English dramatist (1897–1993)

Ronald Gow (1 November 1897 - 27 April 1993) was an English dramatist, best known for Love on the Dole (1934).

Born in Heaton Moor, Stockport, Cheshire, the son of a bank manager, Gow attended Altrincham County High School. After training as a chemist, he returned to his old school as a teacher. In the late 1920s he made several educational silent films with his pupils: The People of the Axe (1926) and The People of the Lake (1928) recreated life in ancient Britain, the latter produced 'with the approval of' Sir William Boyd Dawkins; The Man Who Changed His Mind (1928) was a Boy Scout adventure with a cameo from Robert Baden-Powell; The Glittering Sword (1929) was a medieval parable about disarmament.

Writing occupied his spare time during his years as a schoolmaster, and he wrote several plays for the BBC. At the age of 35 he had his first professional production, in London and New York, with Gallows Glorious (1933), a play about the American slavery abolitionist John Brown.

In 1934 he wrote Love on the Dole, based on Walter Greenwood's novel about unemployment in Salford during the Great Depression. The play was a huge success. Wendy Hiller played the lead, and also made her first film appearance in the Gow-scripted Lancashire Luck.

In 1937 Hiller and Gow married.
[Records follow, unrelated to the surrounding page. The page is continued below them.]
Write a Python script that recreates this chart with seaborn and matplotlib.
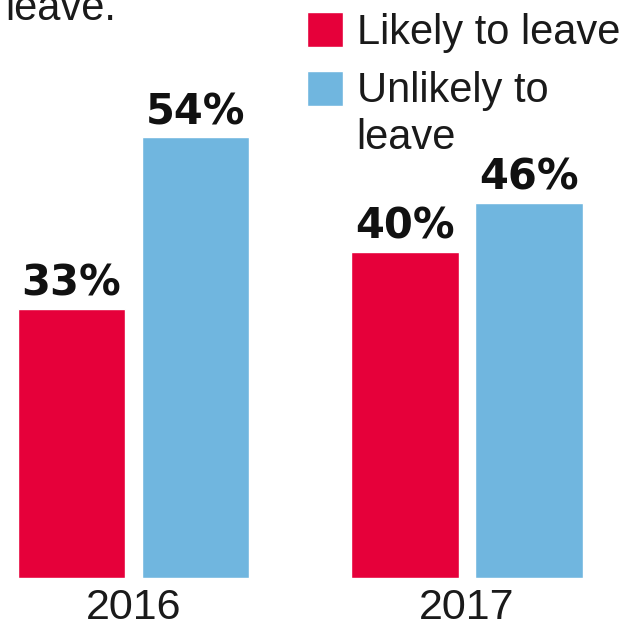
import matplotlib
matplotlib.use("Agg")
import matplotlib.pyplot as plt
import seaborn as sns
import pandas as pd

years = ["2016", "2017"]
likely = [33, 40]
unlikely = [54, 46]
series_names = ["Likely to leave", "Unlikely to leave"]
legend_labels = ["Likely to leave", "Unlikely to\nleave"]
colors = ["#E6003A", "#70B6DF"]

df = pd.DataFrame({
    "year": years * 2,
    "share": likely + unlikely,
    "group": [series_names[0]] * len(years) + [series_names[1]] * len(years),
})

sns.set_theme(style="white")
plt.rcParams["font.family"] = ["Liberation Sans", "DejaVu Sans"]

W, H = 640, 627
fig = plt.figure(figsize=(W / 100, H / 100), dpi=100)
ax = fig.add_axes([0, (H - 578) / H, 1, 578 / H])

sns.barplot(data=df, x="year", y="share", hue="group", hue_order=series_names,
            palette=colors, width=0.744, gap=0.137, ax=ax, legend=True,
            saturation=1)

ax.set_xlim(-133.5 / 333.5, (W - 133.5) / 333.5)
ax.set_ylim(0, 578 / 8.16)

for cont in ax.containers:
    ax.bar_label(cont, fmt="%d%%", padding=3, fontsize=30,
                 fontweight="bold", family="DejaVu Sans", color="#111111")

sns.despine(ax=ax, left=True, bottom=True)
ax.set_yticks([])
ax.set_xlabel("")
ax.set_ylabel("")
ax.tick_params(axis="x", length=0, pad=7)
for lab in ax.get_xticklabels():
    lab.set_fontsize(31)
    lab.set_color("#1a1a1a")

handles, _ = ax.get_legend_handles_labels()
leg = ax.legend(handles, legend_labels, loc="upper left",
                bbox_to_anchor=(307 / W, 1 - 12 / H), bbox_transform=fig.transFigure,
                frameon=False, fontsize=30, handlelength=0.86, handleheight=0.9,
                handletextpad=0.33, labelspacing=0.45, borderpad=0, borderaxespad=0,
                labelcolor="#1a1a1a")
# keep the second swatch level with the first line of its two-line label
blue_patch = leg.legend_handles[1]
blue_patch.set_y(blue_patch.get_y() + 19.5)

fig.text(5 / W, 1 - 20 / H, "leave.", fontsize=30, color="#1a1a1a",
         va="baseline", ha="left")

fig.savefig("out.png", dpi=100, facecolor="white")
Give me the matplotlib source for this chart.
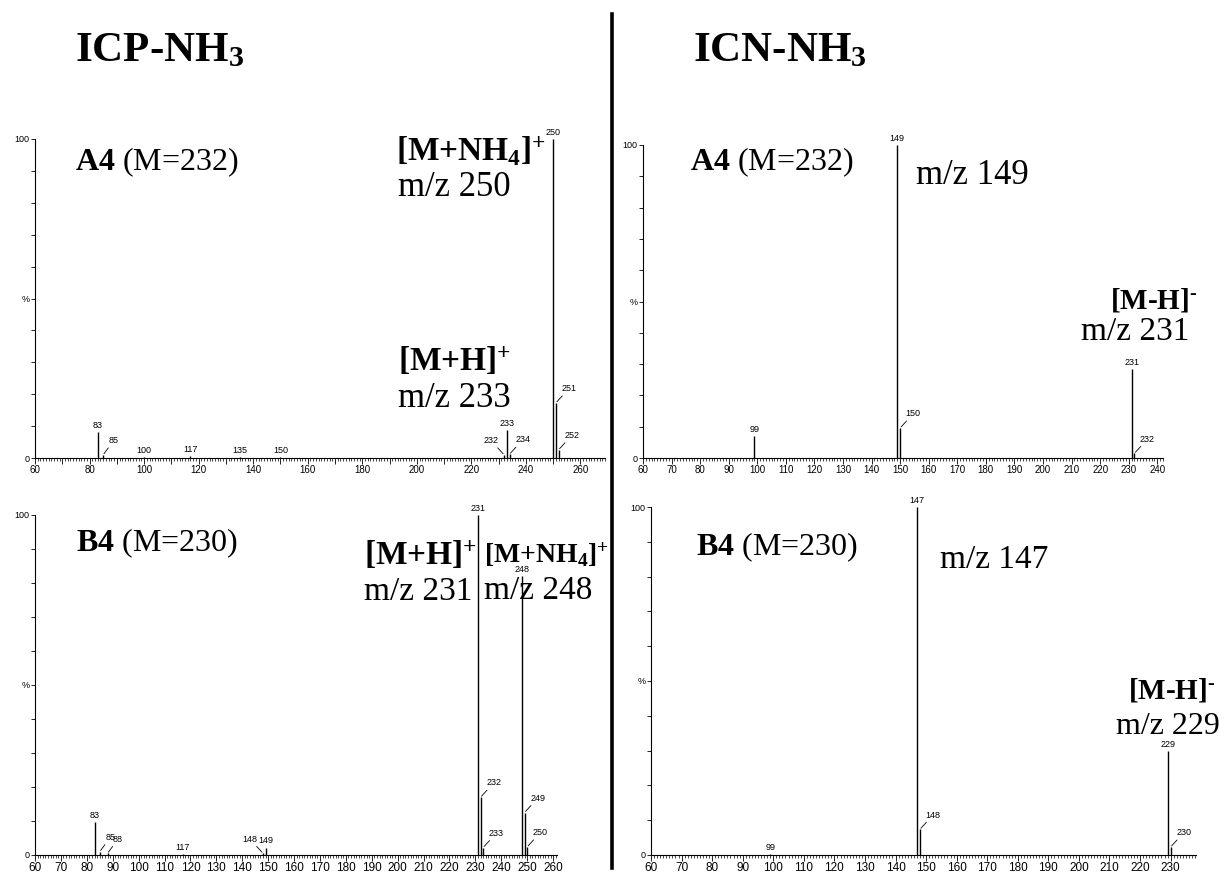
import matplotlib
matplotlib.use("Agg")
import matplotlib.pyplot as plt
from matplotlib.lines import Line2D
from matplotlib.ticker import MultipleLocator, FixedLocator, FuncFormatter
from matplotlib import font_manager
from matplotlib.ft2font import FT2Font

W, H = 1226, 876

# ---- data (m/z, relative intensity %) ----
icp_a4_mz = [83, 85, 100, 117, 135, 150, 232, 233, 234, 250, 251, 252]
icp_a4_int = [8.2, 1.0, 0.4, 0.5, 0.3, 0.3, 1.0, 8.8, 1.2, 100, 17.3, 2.6]

icn_a4_mz = [99, 149, 150, 231, 232]
icn_a4_int = [6.9, 100, 9.6, 28.5, 1.5]

icp_b4_mz = [83, 85, 88, 117, 148, 149, 231, 232, 233, 248, 249, 250]
icp_b4_int = [9.6, 1.0, 0.5, 0.4, 0.5, 2.2, 100, 17.0, 2.2, 82, 12.5, 2.4]

icn_b4_mz = [99, 147, 148, 229, 230]
icn_b4_int = [0.4, 100, 7.4, 30.0, 2.3]

# label placement: 'u' = straight above, 'r' = up-right with leader, 'l' = up-left with leader
icp_a4_lab = ['u', 'r', 'u', 'u', 'u', 'u', 'l', 'u', 'r', 'u', 'r', 'r']
icn_a4_lab = ['u', 'u', 'r', 'u', 'r']
icp_b4_lab = ['u', 'r', 'r', 'u', 'l', 'u', 'u', 'r', 'r', 'u', 'r', 'r']
icn_b4_lab = ['u', 'u', 'r', 'u', 'r']

serif = "Liberation Serif"
names = {f.name for f in font_manager.fontManager.ttflist}
sans = "Liberation Sans Narrow" if "Liberation Sans Narrow" in names else "Liberation Sans"

# short hyphen for the negative-ion charge
ft = FT2Font(font_manager.findfont(font_manager.FontProperties(family=serif, weight='bold')))
neg = '\u2010' if ft.get_char_index(0x2010) else '\u2013'

plt.rcParams['mathtext.fontset'] = 'custom'
plt.rcParams['mathtext.rm'] = serif
plt.rcParams['mathtext.it'] = serif + ':italic'
plt.rcParams['mathtext.bf'] = serif + ':bold'

fig = plt.figure(figsize=(W / 100, H / 100), dpi=100)


def box(x0, y_top, x1, y_bot):
    return [x0 / W, 1 - y_bot / H, (x1 - x0) / W, (y_bot - y_top) / H]


def px(x, y):
    return x / W, 1 - y / H


def spectrum(rect, mz, inten, labs, xmax, label_step, lab_size):
    ax = fig.add_axes(rect)
    ax.vlines(mz, 0, inten, color='black', lw=1.0)
    ax.set_xlim(60, xmax)
    ax.set_ylim(0, 100)
    for s in ['top', 'right']:
        ax.spines[s].set_visible(False)
    for s in ['left', 'bottom']:
        ax.spines[s].set_linewidth(0.8)
    ax.xaxis.set_major_locator(MultipleLocator(10))
    ax.xaxis.set_minor_locator(MultipleLocator(1))
    ax.xaxis.set_major_formatter(FuncFormatter(
        lambda v, p: '%d' % v if round(v) % label_step == 0 else ''))
    ax.tick_params(axis='x', which='major', length=4, width=0.6, pad=1,
                   labelsize=lab_size, direction='out')
    ax.tick_params(axis='x', which='minor', length=2, width=0.5, direction='out')
    ax.yaxis.set_major_locator(FixedLocator(range(0, 101, 10)))
    ax.yaxis.set_major_formatter(FuncFormatter(
        lambda v, p: {0: '0', 50: '%', 100: '100'}.get(int(round(v)), '')))
    ax.tick_params(axis='y', length=3, width=0.6, pad=1, labelsize=6.5)
    for t in ax.get_xticklabels() + ax.get_yticklabels():
        t.set_fontfamily(sans)
    for m, v, l in zip(mz, inten, labs):
        if l == 'u':
            ax.annotate(str(m), xy=(m, v), xytext=(0, 1.5), textcoords='offset points',
                        ha='center', va='bottom', fontsize=6.5, family=sans)
        else:
            dx = 4 if l == 'r' else -4
            ax.annotate(str(m), xy=(m, v), xytext=(dx, 7), textcoords='offset points',
                        ha='left' if l == 'r' else 'right', va='bottom',
                        fontsize=6.5, family=sans,
                        arrowprops=dict(arrowstyle='-', lw=0.6, color='black',
                                        shrinkA=0, shrinkB=1))
    return ax


spectrum(box(35, 139, 605, 458), icp_a4_mz, icp_a4_int, icp_a4_lab, 269, 20, 7)
spectrum(box(643, 145, 1163, 458), icn_a4_mz, icn_a4_int, icn_a4_lab, 242, 10, 7)
spectrum(box(35, 515, 557, 855), icp_b4_mz, icp_b4_int, icp_b4_lab, 261.5, 10, 8.5)
spectrum(box(651, 507, 1196, 855), icn_b4_mz, icn_b4_int, icn_b4_lab, 238.3, 10, 8.5)

# divider between the two columns
fig.add_artist(Line2D([612 / W, 612 / W], [1 - 14 / H, 1 - 868 / H],
                      color='black', lw=2.6))


def t(x, y, s, size, bold=False):
    fig.text(*px(x, y), s, fontsize=size, family=serif,
             fontweight='bold' if bold else 'normal', ha='left', va='center')


# column titles
t(75, 51, r'ICP-NH$_\mathbf{3}$', 31, True)
t(693, 51, r'ICN-NH$_\mathbf{3}$', 31, True)

# compound names
t(75, 162, r'$\mathbf{A4}$ (M=232)', 23)
t(690, 162, r'$\mathbf{A4}$ (M=232)', 23)
t(76, 543, r'$\mathbf{B4}$ (M=230)', 23)
t(696, 547, r'$\mathbf{B4}$ (M=230)', 23)

# ion annotations
minus = r'$^\mathbf{' + neg + '}$'
t(396, 152, r'[M+NH$_\mathbf{4}$]$^\mathbf{+}$', 24, True)
t(398, 187, 'm/z 250', 25)
t(398, 362, r'[M+H]$^\mathbf{+}$', 24, True)
t(398, 399, 'm/z 233', 25)

t(916, 176, 'm/z 149', 25)
t(1110, 300, '[M-H]' + minus, 21, True)
t(1081, 332, 'm/z 231', 24)

t(364, 556, r'[M+H]$^\mathbf{+}$', 24, True)
t(364, 592, 'm/z 231', 24)
t(484, 555, r'[M+NH$_\mathbf{4}$]$^\mathbf{+}$', 20, True)
t(484, 591, 'm/z 248', 24)

t(940, 560, 'm/z 147', 24)
t(1128, 690, '[M-H]' + minus, 21, True)
t(1116, 726, 'm/z 229', 23)

fig.savefig("out.png", dpi=100)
They later moved to Beaconsfield, Buckinghamshire, where they raised two children, Ann (1939–2006) and Anthony (b. 1942). He lived with Hiller at their home, "Spindles", until his death in 1993. He continued writing plays into his eighties, providing material for his wife in adaptations of Tess of the D'Urbervilles (1946), which was a great success while Ann Veronica (1949), adapted from the H. G. Wells novel, quickly proved a commercial failure. Gow was co-credited for the book used in the musical version of Ann Veronica which premiered in 1969. His other adaptations include Vita Sackville-West's The Edwardians and A Boston Story (1966), based on Henry James' Watch and Ward.